Das RKI meldete 201 weitere Tote im Zusammenhang mit dem Coronavirus. Damit nähert sich die Zahl der gemeldeten Todesfälle insgesamt weiter der Marke von 100.000. Die Sieben-Tage-Inzidenz stieg auf 340,7 von 336,9 am Donnerstag. Der Wert gibt an, wie viele Menschen je 100.000 Einwohner sich in den vergangenen sieben Tagen mit dem Coronavirus angesteckt haben. Die kritische Sieben-Tage-Inzidenz bei der Hospitalisierung gab das RKI für Donnerstag mit 5,3 an. Die Ministerpräsidentenkonferenz hatte am Donnerstag drei Grenzwerte festgelegt für weitere Maßnahmen. Ab der Inzidenz von 3 in einem Bundesland soll die 2G-Regel gelten, ab 6 die 2G-Plus-Regel und ab 9 sollen weitere Maßnahmen verhängt werden können.
Eine große Mehrheit der Bevölkerung ist offen für schärfere Corona-Maßnahmen. Dies belegt eine Forsa-Umfrage im Auftrag des Redaktionsnetzwerks Deutschland. Auf die Frage, welche Maßnahmen auch nach dem Ende der epidemischen Lage Bund und Ländern noch erlaubt sein sollten, sprachen sich 78 Prozent für die Maskenpflicht aus. Einer möglichen Anordnung, die 2G-Regelung flächendeckend einzuführen, stimmten 69 Prozent zu. Eine allgemeine Impfpflicht befürworten 38 Prozent. Klar geht aus der Umfrage auch hervor, dass kaum noch jemand die Schließung von Schulen und Kitas befürwortet. Nur elf Prozent sprachen sich für diese Option aus. Etwa 1000 Personen wurden befragt. Die statistische Fehlertoleranz beträgt drei Prozentpunkte.
“MORALISCHE VERANTWORTUNG”
Der Bundesrat kam am Morgen zusammen, um die Änderungen des Infektionsschutzgesetzes zu beschließen. Nach anfänglicher Kritik aus Unions-geführten Ländern zeichnete sich nun doch eine Zustimmung für das Vorgehen der Ampel-Parteien ab. Nordrhein-Westfalens Ministerpräsident Hendrik Wüst (CDU) kündigte im ZDF “heute-journal” an, sein Land werde dem Gesetz zustimmen. Man habe so entschieden, weil der mutmaßliche kommende Kanzler Olaf Scholz (SPD) zugesagt habe, dass es am 9. Dezember eine Überprüfung der nun erlaubten Corona-Maßnahmen geben solle. Auch andere CDU-geführte Länder haben angekündigt, am Freitag ihre Zustimmung zu geben.

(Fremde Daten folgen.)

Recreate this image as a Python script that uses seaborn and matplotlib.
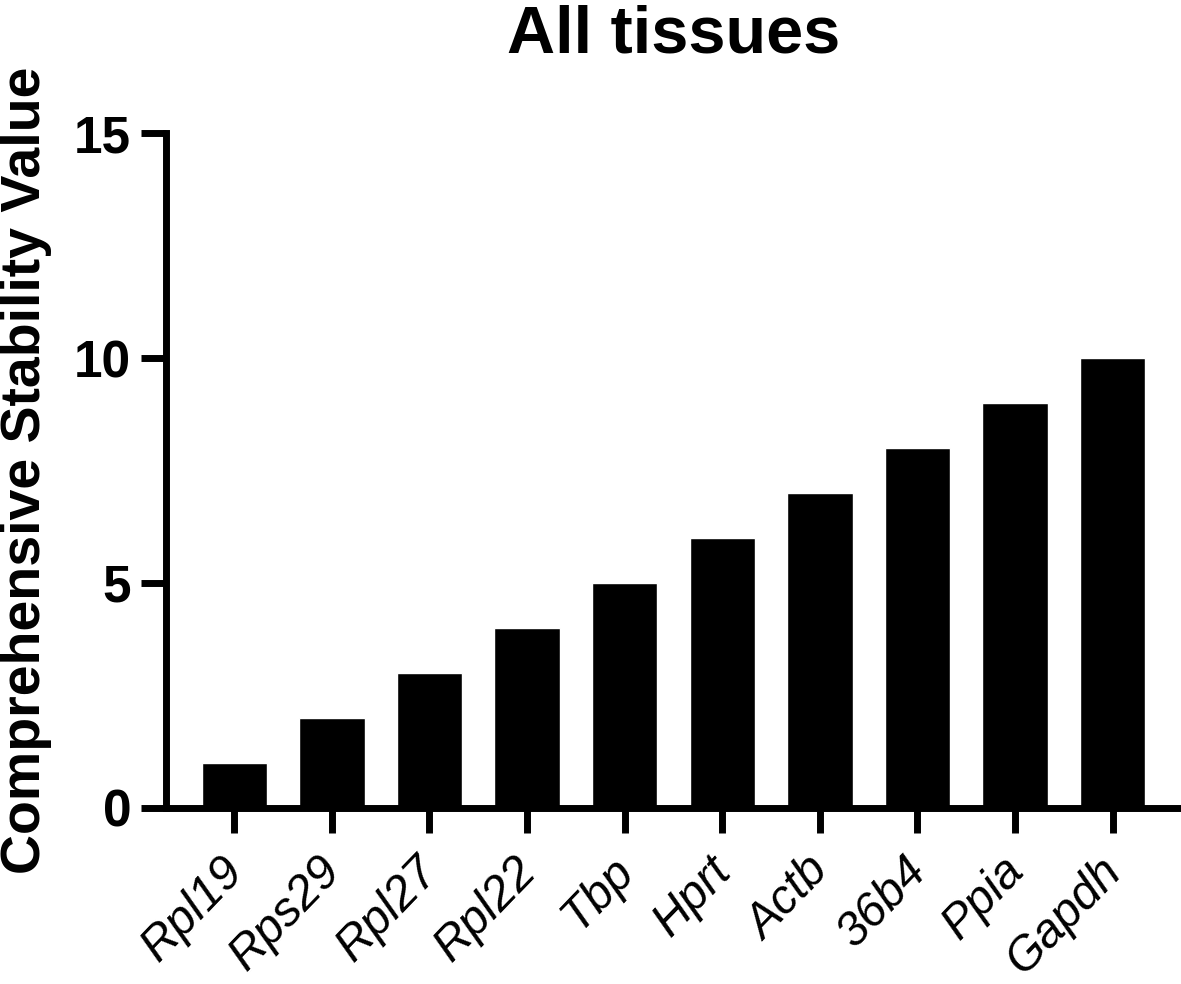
import matplotlib
matplotlib.use('Agg')
import matplotlib.pyplot as plt
import seaborn as sns
import pandas as pd

# Reference genes ranked by comprehensive stability
genes = ['Rpl19', 'Rps29', 'Rpl27', 'Rpl22', 'Tbp', 'Hprt', 'Actb', '36b4', 'Ppia', 'Gapdh']
stability = [1, 2, 3, 4, 5, 6, 7, 8, 9, 10]
y_ticks = [0, 5, 10, 15]

df = pd.DataFrame({'gene': genes, 'value': stability})

sns.set_style('ticks')
plt.rcParams['font.family'] = ['Liberation Sans', 'DejaVu Sans']
plt.rcParams['text.color'] = 'black'
plt.rcParams['axes.labelcolor'] = 'black'
plt.rcParams['xtick.color'] = 'black'
plt.rcParams['ytick.color'] = 'black'

fig = plt.figure(figsize=(11.81, 9.84), dpi=100)
ax = fig.add_axes([0.1405, 0.1789, 0.8595, 0.6859])

sns.barplot(data=df, x='gene', y='value', color='black', width=0.67,
            saturation=1, errorbar=None, ax=ax)

ax.set_xlim(-0.7, 9.7)
ax.set_ylim(0, 15)
ax.set_yticks(y_ticks)
ax.set_yticklabels([str(t) for t in y_ticks], fontsize=37, fontweight='bold')
ax.set_xticks(range(len(genes)))
ax.set_xticklabels([])

# gene names drawn under each tick, rotated, ending at the tick
for i, g in enumerate(genes):
    ax.annotate(g, xy=(i, 0), xycoords=('data', 'axes fraction'),
                xytext=(2, -56), textcoords='offset pixels',
                fontsize=34.5, fontstyle='italic', rotation=46,
                ha='right', va='center', rotation_mode='anchor',
                annotation_clip=False)

ax.set_title('All tissues', fontsize=48, fontweight='bold', pad=58)
ax.set_ylabel('Comprehensive Stability Value', fontsize=40, fontweight='bold', labelpad=16)
ax.set_xlabel('')

for side in ['top', 'right']:
    ax.spines[side].set_visible(False)
for side in ['left', 'bottom']:
    ax.spines[side].set_linewidth(5)
    ax.spines[side].set_color('black')
ax.tick_params(axis='both', width=5, length=18, color='black', pad=7)

fig.savefig('out.png', dpi=100)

Die Bundesärztekammer begrüßte die Beschlüsse des Bund-Länder-Treffens grundsätzlich, die Maßnahmen müssten Anfang Dezember aber möglicherweise noch nachgeschärft werden. “Ob sie ausreichen, um die Infektionslage in den Griff zu bekommen und eine Überlastung der Kliniken zu verhindern, muss sich zeigen”, sagte Ärztepräsident Klaus Reinhardt der Funke Mediengruppe. Wichtig sei es, bis zur vereinbarten Evaluation der Beschlüsse am 9. Dezember gezielt Daten und Erkenntnisse darüber zu erheben und zu sammeln um bei Bedarf nachsteuern zu können.
Auch der Deutsche Städte- und Gemeindebund forderte Tempo bei der Umsetzung der neuen Corona-Beschlüsse. “Die Ampel muss zeigen, dass sie nicht nur redet, sondern dass sie Taten umsetzt”, etwa bei der angedachten Impfpflicht für Pflegeberufe, sagte Hauptgeschäftsführer Gerd Landsberg im ZDF. SPD, Grüne und FDP müssten diese von Bund und Ländern geforderte Impfpflicht nun schnell ins Gesetzesblatt bringen. “Wenn das jetzt wieder bis Januar, Februar, März dauert, dann können wir das vergessen.” Landsberg forderte zudem Kontaktbeschränkungen und die Reduzierung von Veranstaltungen, um das Infektionsgeschehen bremsen können.